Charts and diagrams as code
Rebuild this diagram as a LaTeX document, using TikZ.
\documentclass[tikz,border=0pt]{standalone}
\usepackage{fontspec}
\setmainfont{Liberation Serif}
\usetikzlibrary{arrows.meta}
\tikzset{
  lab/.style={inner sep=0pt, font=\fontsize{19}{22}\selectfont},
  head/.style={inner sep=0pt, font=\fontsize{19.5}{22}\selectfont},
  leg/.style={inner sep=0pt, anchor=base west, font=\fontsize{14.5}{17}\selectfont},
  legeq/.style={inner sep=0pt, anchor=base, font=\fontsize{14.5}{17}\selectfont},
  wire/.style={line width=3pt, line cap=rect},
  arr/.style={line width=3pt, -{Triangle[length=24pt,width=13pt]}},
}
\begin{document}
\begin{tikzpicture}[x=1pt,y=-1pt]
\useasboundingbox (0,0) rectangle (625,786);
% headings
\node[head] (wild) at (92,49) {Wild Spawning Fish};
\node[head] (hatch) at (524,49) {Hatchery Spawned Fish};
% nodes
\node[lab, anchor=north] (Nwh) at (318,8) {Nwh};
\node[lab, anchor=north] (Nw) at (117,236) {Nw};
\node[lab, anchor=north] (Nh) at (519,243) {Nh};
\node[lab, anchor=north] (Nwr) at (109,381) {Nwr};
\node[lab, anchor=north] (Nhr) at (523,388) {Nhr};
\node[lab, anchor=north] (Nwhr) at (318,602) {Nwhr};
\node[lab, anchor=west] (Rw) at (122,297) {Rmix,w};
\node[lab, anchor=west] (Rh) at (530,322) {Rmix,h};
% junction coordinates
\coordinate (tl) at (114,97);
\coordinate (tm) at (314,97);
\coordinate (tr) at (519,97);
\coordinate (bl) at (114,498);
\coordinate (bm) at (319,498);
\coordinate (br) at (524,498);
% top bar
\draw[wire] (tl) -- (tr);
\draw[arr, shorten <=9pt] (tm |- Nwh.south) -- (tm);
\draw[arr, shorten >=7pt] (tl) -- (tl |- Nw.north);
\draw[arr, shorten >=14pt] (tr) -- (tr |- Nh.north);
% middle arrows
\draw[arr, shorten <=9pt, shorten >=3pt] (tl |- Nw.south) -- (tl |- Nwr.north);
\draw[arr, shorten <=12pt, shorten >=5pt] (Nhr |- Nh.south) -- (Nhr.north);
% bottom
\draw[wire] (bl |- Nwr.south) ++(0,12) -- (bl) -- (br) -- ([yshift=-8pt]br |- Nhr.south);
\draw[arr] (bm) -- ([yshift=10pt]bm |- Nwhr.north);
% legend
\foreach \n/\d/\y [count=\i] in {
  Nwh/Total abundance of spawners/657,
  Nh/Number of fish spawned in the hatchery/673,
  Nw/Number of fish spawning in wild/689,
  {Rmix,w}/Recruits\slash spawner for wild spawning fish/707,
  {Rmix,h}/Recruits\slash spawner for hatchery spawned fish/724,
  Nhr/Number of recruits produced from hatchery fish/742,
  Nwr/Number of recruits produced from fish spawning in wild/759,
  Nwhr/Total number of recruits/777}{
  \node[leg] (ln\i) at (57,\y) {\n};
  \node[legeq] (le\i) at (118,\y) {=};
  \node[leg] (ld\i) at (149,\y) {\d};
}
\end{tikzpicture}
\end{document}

* * *

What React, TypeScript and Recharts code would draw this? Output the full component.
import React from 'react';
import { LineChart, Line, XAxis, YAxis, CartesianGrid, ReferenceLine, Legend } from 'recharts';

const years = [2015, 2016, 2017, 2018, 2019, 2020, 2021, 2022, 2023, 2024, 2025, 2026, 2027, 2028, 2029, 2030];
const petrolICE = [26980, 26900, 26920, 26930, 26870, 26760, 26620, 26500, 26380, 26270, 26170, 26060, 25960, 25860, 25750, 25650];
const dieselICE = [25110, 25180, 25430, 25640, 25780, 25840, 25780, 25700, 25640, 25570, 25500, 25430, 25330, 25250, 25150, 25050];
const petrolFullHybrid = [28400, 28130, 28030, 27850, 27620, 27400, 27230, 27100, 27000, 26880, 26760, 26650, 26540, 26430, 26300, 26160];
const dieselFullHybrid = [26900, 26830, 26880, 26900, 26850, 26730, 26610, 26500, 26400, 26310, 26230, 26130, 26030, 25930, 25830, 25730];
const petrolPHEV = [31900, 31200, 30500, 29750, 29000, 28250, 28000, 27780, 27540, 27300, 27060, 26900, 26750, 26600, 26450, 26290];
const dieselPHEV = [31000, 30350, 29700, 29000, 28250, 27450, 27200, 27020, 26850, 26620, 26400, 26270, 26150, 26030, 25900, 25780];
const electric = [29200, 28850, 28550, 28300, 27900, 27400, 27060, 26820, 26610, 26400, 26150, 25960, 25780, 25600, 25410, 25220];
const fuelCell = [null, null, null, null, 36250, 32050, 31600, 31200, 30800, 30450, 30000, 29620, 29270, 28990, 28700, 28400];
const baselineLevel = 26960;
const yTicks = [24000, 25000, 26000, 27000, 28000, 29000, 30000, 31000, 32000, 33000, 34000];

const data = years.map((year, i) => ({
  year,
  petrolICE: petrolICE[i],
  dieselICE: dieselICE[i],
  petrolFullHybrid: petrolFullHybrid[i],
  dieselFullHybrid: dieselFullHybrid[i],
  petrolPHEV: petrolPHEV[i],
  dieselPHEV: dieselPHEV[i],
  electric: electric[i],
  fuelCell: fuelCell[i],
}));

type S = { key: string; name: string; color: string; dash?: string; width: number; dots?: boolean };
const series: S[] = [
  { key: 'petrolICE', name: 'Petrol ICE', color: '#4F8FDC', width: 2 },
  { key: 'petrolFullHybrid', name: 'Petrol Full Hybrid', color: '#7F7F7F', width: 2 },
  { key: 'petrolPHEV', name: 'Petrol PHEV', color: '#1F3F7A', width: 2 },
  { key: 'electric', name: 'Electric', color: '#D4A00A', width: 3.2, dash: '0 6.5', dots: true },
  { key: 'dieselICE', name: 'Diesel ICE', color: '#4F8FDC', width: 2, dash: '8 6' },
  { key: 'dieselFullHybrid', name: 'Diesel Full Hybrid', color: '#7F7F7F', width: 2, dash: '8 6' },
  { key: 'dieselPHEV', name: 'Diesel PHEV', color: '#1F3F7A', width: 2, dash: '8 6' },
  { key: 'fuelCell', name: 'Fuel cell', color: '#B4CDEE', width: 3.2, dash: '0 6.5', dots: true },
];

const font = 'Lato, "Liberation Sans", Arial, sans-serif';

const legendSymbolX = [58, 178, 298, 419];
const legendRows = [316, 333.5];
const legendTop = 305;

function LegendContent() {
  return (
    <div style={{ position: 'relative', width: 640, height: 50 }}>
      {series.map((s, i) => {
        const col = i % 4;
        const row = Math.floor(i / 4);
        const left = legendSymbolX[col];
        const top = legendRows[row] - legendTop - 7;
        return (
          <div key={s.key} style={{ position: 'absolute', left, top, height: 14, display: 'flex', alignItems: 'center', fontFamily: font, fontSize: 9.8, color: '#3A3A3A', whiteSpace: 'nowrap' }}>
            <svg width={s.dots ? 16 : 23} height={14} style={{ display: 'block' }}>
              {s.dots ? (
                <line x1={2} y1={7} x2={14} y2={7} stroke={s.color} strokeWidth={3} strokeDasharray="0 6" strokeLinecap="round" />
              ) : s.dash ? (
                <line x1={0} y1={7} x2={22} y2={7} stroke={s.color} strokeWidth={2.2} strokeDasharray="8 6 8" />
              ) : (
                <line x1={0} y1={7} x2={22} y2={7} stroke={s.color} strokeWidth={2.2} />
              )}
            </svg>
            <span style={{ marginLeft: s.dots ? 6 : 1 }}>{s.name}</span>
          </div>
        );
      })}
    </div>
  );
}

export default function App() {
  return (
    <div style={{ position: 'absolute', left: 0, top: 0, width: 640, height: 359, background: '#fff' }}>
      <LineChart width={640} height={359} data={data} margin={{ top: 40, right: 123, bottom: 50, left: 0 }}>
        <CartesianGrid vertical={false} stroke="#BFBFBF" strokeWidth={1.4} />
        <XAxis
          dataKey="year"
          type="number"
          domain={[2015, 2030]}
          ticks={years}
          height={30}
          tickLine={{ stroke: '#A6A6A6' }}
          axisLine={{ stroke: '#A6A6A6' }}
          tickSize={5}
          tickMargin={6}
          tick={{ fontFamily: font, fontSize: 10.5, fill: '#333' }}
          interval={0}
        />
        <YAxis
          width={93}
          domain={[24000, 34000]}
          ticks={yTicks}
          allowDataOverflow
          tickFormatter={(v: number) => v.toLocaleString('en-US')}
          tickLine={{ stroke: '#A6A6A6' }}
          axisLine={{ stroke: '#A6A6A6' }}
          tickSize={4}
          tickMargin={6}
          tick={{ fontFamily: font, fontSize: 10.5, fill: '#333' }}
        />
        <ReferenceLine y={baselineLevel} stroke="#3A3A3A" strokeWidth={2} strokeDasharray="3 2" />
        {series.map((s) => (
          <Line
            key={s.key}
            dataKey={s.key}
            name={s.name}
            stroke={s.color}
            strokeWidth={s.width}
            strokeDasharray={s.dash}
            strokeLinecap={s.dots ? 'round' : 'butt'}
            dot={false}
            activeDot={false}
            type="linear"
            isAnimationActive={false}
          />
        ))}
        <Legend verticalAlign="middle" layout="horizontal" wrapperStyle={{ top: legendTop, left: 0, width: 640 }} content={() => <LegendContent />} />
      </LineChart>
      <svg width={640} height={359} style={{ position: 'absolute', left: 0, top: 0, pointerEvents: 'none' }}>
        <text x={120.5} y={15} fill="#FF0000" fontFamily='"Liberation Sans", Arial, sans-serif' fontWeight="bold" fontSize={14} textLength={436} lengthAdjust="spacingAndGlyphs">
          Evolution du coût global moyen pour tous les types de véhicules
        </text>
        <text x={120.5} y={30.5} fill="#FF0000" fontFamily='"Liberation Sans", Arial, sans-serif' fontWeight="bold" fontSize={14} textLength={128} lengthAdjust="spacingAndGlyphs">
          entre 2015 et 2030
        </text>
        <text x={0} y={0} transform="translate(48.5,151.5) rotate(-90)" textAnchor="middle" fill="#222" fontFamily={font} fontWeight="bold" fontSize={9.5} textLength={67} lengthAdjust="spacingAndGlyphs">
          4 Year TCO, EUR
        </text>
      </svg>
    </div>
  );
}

■ Work to be completed ■
Search the lines for "React". Copy each line that has it.

■ Exercise response ■
What React, TypeScript and Recharts code would draw this? Output the full component.
import React from 'react';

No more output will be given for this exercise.